A Marinha do Brasil, dominada pelo bolsonarismo, quer impedir que João Cândido, líder da Revolta da Chibata (1910), seja inserido no Livro de Heróis e Heroínas da Pátria.
A Comissão de Cultura do Senado Federal aprovou a inscrição de João Cândido na sexta-feira, 29 de outubro. O projeto segue para votação na Câmara dos Deputados. Entretanto, em nota, o Alto Comando da Marinha disse que a Revolta da Chibata é “um péssimo exemplo e um episódio a ser lamentado”.
“A Marinha não reconhece o heroísmo das ações daquele movimento e o considera uma rebelião”. Os castigos físicos aos marinheiros são descritos como “não corretos”, porém a rebelião dos marujos contra as torturas aplicadas pelos oficiais com o uso de chibatadas são condenadas como “ruptura do preceito hierárquico”.
Os bolsonaristas que comandam a Força Naval querem barrar a homenagem, pois não aceitam o significado político da Revolta da Chibata. O fato é que o movimento dos marinheiros pode ser apontado como uma ação de tipo grevista, baseado em uma reivindicação democrática.
João Cândido liderou o movimento que mobilizou 2.379 marinheiros sob os gritos de “abaixo a chibata” e “viva a liberdade”. O fato que deflagrou a rebelião foi o castigo aplicado a Marcelino Rodrigues Menezes. Ele foi amarrado ao mastro do encouraçado Minas Gerais e recebeu 250 chibatadas diante dos demais marujos.
Os marinheiros rebeldes tomaram 4 navios de guerra na Baía de Guanabara e apontaram os canhões para a cidade do Rio de Janeiro, na época a capital do País. Esta última seria bombardeada caso os castigos físicos não fossem abolidos.
Na mensagem enviada ao Marechal Hermes da Fonseca, presidente do Brasil, os rebeldes declararam:
“Pedimos a V. Exª. abolir a chibata e os demais bárbaros castigos pelo direito de nossa liberdade, a fim de que a Marinha brasileira seja uma armada de cidadãos, e não uma fazenda de escravos que só tem dos seus senhores o direito de serem chicoteados”.
Cabe destacar que João Cândido, apesar de ter sido anistiado duas vezes, foi preso e mantido em regime de solitária. Sua expulsão da Marinha deu início a um processo de perseguição política por parte do oficialato. O líder rebelde jamais pôde servir à Força novamente e teve que sobreviver como estivador e vendedor de peixe.

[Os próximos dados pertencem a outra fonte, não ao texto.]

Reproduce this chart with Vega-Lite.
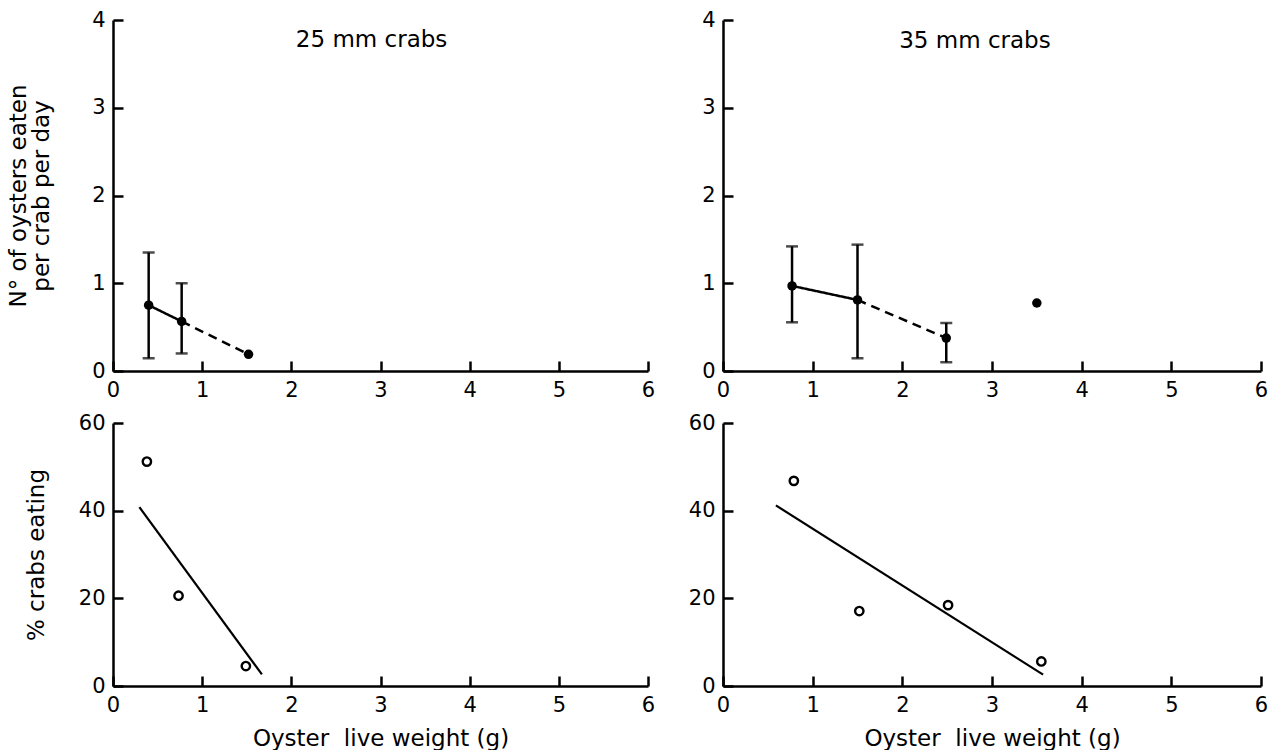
{
  "$schema": "https://vega.github.io/schema/vega-lite/v6.json",
  "background": "white",
  "padding": {"left": 7, "top": 9, "right": 5, "bottom": 0},
  "config": {
    "view": {"stroke": null},
    "font": "DejaVu Sans",
    "axis": {"domainColor": "black", "domainWidth": 2.5, "tickColor": "black", "tickWidth": 2.5, "tickSize": -10, "labelColor": "black", "labelFontSize": 21, "labelFont": "DejaVu Sans", "titleColor": "black", "titleFontSize": 23, "titleFont": "DejaVu Sans", "titleFontWeight": "normal", "grid": false, "labelFlush": false, "labelOverlap": false},
    "axisY": {"labelPadding": 18},
    "axisX": {"labelPadding": 18}
  },
  "datasets": {
    "tl": [
      {"w": 0.40, "n": 0.75, "lo": 0.145, "hi": 1.35},
      {"w": 0.77, "n": 0.565, "lo": 0.20, "hi": 1.0},
      {"w": 1.52, "n": 0.19, "lo": null, "hi": null}
    ],
    "tl_seg": [
      {"w": 0.40, "n": 0.75, "seg": "solid"},
      {"w": 0.77, "n": 0.565, "seg": "solid"},
      {"w": 0.77, "n": 0.565, "seg": "dashed"},
      {"w": 1.52, "n": 0.19, "seg": "dashed"}
    ],
    "tl_label": [{"w": 2.9, "n": 3.69, "label": "25 mm  crabs"}],
    "tr": [
      {"w": 0.77, "n": 0.97, "lo": 0.555, "hi": 1.42},
      {"w": 1.50, "n": 0.81, "lo": 0.145, "hi": 1.44},
      {"w": 2.49, "n": 0.375, "lo": 0.10, "hi": 0.547},
      {"w": 3.50, "n": 0.775, "lo": null, "hi": null}
    ],
    "tr_seg": [
      {"w": 0.77, "n": 0.97, "seg": "solid"},
      {"w": 1.50, "n": 0.81, "seg": "solid"},
      {"w": 1.50, "n": 0.81, "seg": "dashed"},
      {"w": 2.49, "n": 0.375, "seg": "dashed"}
    ],
    "tr_label": [{"w": 2.81, "n": 3.68, "label": "35 mm  crabs"}],
    "bl": [
      {"w": 0.38, "p": 51.2},
      {"w": 0.735, "p": 20.6},
      {"w": 1.49, "p": 4.55}
    ],
    "bl_line": [
      {"w": 0.296, "p": 40.8},
      {"w": 1.67, "p": 2.66}
    ],
    "br": [
      {"w": 0.79, "p": 46.8},
      {"w": 1.52, "p": 17.1},
      {"w": 2.51, "p": 18.45},
      {"w": 3.55, "p": 5.6}
    ],
    "br_line": [
      {"w": 0.59, "p": 41.2},
      {"w": 3.57, "p": 2.6}
    ]
  },
  "columns": 2,
  "spacing": {"row": 52, "column": 75},
  "bounds": "flush",
  "concat": [
    {
      "width": 535, "height": 351,
      "encoding": {
        "x": {"field": "w", "type": "quantitative", "scale": {"domain": [0, 6], "nice": false, "zero": false}, "axis": {"values": [0, 1, 2, 3, 4, 5, 6], "title": null}},
        "y": {"field": "n", "type": "quantitative", "scale": {"domain": [0, 4], "nice": false}, "axis": {"values": [0, 1, 2, 3, 4], "title": ["N° of oysters eaten", "per crab per day"], "titlePadding": 38, "titleLineHeight": 23}}
      },
      "layer": [
        {"data": {"name": "tl_seg"}, "mark": {"type": "line", "color": "black", "strokeWidth": 2.5},
         "encoding": {
           "detail": {"field": "seg"},
           "strokeDash": {"field": "seg", "type": "nominal", "scale": {"domain": ["solid", "dashed"], "range": [[1, 0], [9, 6]]}, "legend": null}}},
        {"data": {"name": "tl"}, "mark": {"type": "rule", "color": "black", "strokeWidth": 2.5},
         "encoding": {"y": {"field": "lo", "type": "quantitative", "axis": {"values": [0, 1, 2, 3, 4], "title": ["N° of oysters eaten", "per crab per day"], "titlePadding": 38, "titleLineHeight": 23}}, "y2": {"field": "hi"}}},
        {"data": {"name": "tl"}, "mark": {"type": "tick", "orient": "horizontal", "color": "black", "size": 12, "thickness": 2.5},
         "encoding": {"y": {"field": "lo", "type": "quantitative", "axis": {"values": [0, 1, 2, 3, 4], "title": ["N° of oysters eaten", "per crab per day"], "titlePadding": 38, "titleLineHeight": 23}}}},
        {"data": {"name": "tl"}, "mark": {"type": "tick", "orient": "horizontal", "color": "black", "size": 12, "thickness": 2.5},
         "encoding": {"y": {"field": "hi", "type": "quantitative", "axis": {"values": [0, 1, 2, 3, 4], "title": ["N° of oysters eaten", "per crab per day"], "titlePadding": 38, "titleLineHeight": 23}}}},
        {"data": {"name": "tl"}, "mark": {"type": "circle", "color": "black", "size": 90, "opacity": 1}},
        {"data": {"name": "tl_label"}, "mark": {"type": "text", "color": "black", "fontSize": 23, "font": "DejaVu Sans", "align": "center", "baseline": "alphabetic"},
         "encoding": {"text": {"field": "label"}}}
      ]
    },
    {
      "width": 538, "height": 351,
      "encoding": {
        "x": {"field": "w", "type": "quantitative", "scale": {"domain": [0, 6], "nice": false, "zero": false}, "axis": {"values": [0, 1, 2, 3, 4, 5, 6], "title": null}},
        "y": {"field": "n", "type": "quantitative", "scale": {"domain": [0, 4], "nice": false}, "axis": {"values": [0, 1, 2, 3, 4], "title": null}}
      },
      "layer": [
        {"data": {"name": "tr_seg"}, "mark": {"type": "line", "color": "black", "strokeWidth": 2.5},
         "encoding": {
           "detail": {"field": "seg"},
           "strokeDash": {"field": "seg", "type": "nominal", "scale": {"domain": ["solid", "dashed"], "range": [[1, 0], [9, 6]]}, "legend": null}}},
        {"data": {"name": "tr"}, "mark": {"type": "rule", "color": "black", "strokeWidth": 2.5},
         "encoding": {"y": {"field": "lo", "type": "quantitative", "axis": {"values": [0, 1, 2, 3, 4], "title": null}}, "y2": {"field": "hi"}}},
        {"data": {"name": "tr"}, "mark": {"type": "tick", "orient": "horizontal", "color": "black", "size": 12, "thickness": 2.5},
         "encoding": {"y": {"field": "lo", "type": "quantitative", "axis": {"values": [0, 1, 2, 3, 4], "title": null}}}},
        {"data": {"name": "tr"}, "mark": {"type": "tick", "orient": "horizontal", "color": "black", "size": 12, "thickness": 2.5},
         "encoding": {"y": {"field": "hi", "type": "quantitative", "axis": {"values": [0, 1, 2, 3, 4], "title": null}}}},
        {"data": {"name": "tr"}, "mark": {"type": "circle", "color": "black", "size": 90, "opacity": 1}},
        {"data": {"name": "tr_label"}, "mark": {"type": "text", "color": "black", "fontSize": 23, "font": "DejaVu Sans", "align": "center", "baseline": "alphabetic"},
         "encoding": {"text": {"field": "label"}}}
      ]
    },
    {
      "width": 535, "height": 263,
      "encoding": {
        "x": {"field": "w", "type": "quantitative", "scale": {"domain": [0, 6], "nice": false, "zero": false}, "axis": {"values": [0, 1, 2, 3, 4, 5, 6], "title": "Oyster\u00a0 live weight (g)", "titlePadding": 12}},
        "y": {"field": "p", "type": "quantitative", "scale": {"domain": [0, 60], "nice": false}, "axis": {"values": [0, 20, 40, 60], "title": "% crabs eating", "titlePadding": 30}}
      },
      "layer": [
        {"data": {"name": "bl_line"}, "mark": {"type": "line", "color": "black", "strokeWidth": 2.2}},
        {"data": {"name": "bl"}, "mark": {"type": "point", "shape": "circle", "color": "black", "filled": false, "size": 70, "strokeWidth": 2.4, "opacity": 1}}
      ]
    },
    {
      "width": 538, "height": 263,
      "encoding": {
        "x": {"field": "w", "type": "quantitative", "scale": {"domain": [0, 6], "nice": false, "zero": false}, "axis": {"values": [0, 1, 2, 3, 4, 5, 6], "title": "Oyster\u00a0 live weight (g)", "titlePadding": 12}},
        "y": {"field": "p", "type": "quantitative", "scale": {"domain": [0, 60], "nice": false}, "axis": {"values": [0, 20, 40, 60], "title": null}}
      },
      "layer": [
        {"data": {"name": "br_line"}, "mark": {"type": "line", "color": "black", "strokeWidth": 2.2}},
        {"data": {"name": "br"}, "mark": {"type": "point", "shape": "circle", "color": "black", "filled": false, "size": 70, "strokeWidth": 2.4, "opacity": 1}}
      ]
    }
  ]
}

A tentativa de impedir que João Cândido tenha o reconhecimento devido pelo seu heroísmo na luta pelo direito democrático dos praças da Marinha demonstra a importância histórica da Revolta da Chibata. Inclusive, pode-se dizer que a Revolta foi um momento importante da luta democrática do povo negro no Brasil, daí a importância de celebrar sua memória e compreender seu significado político no presente.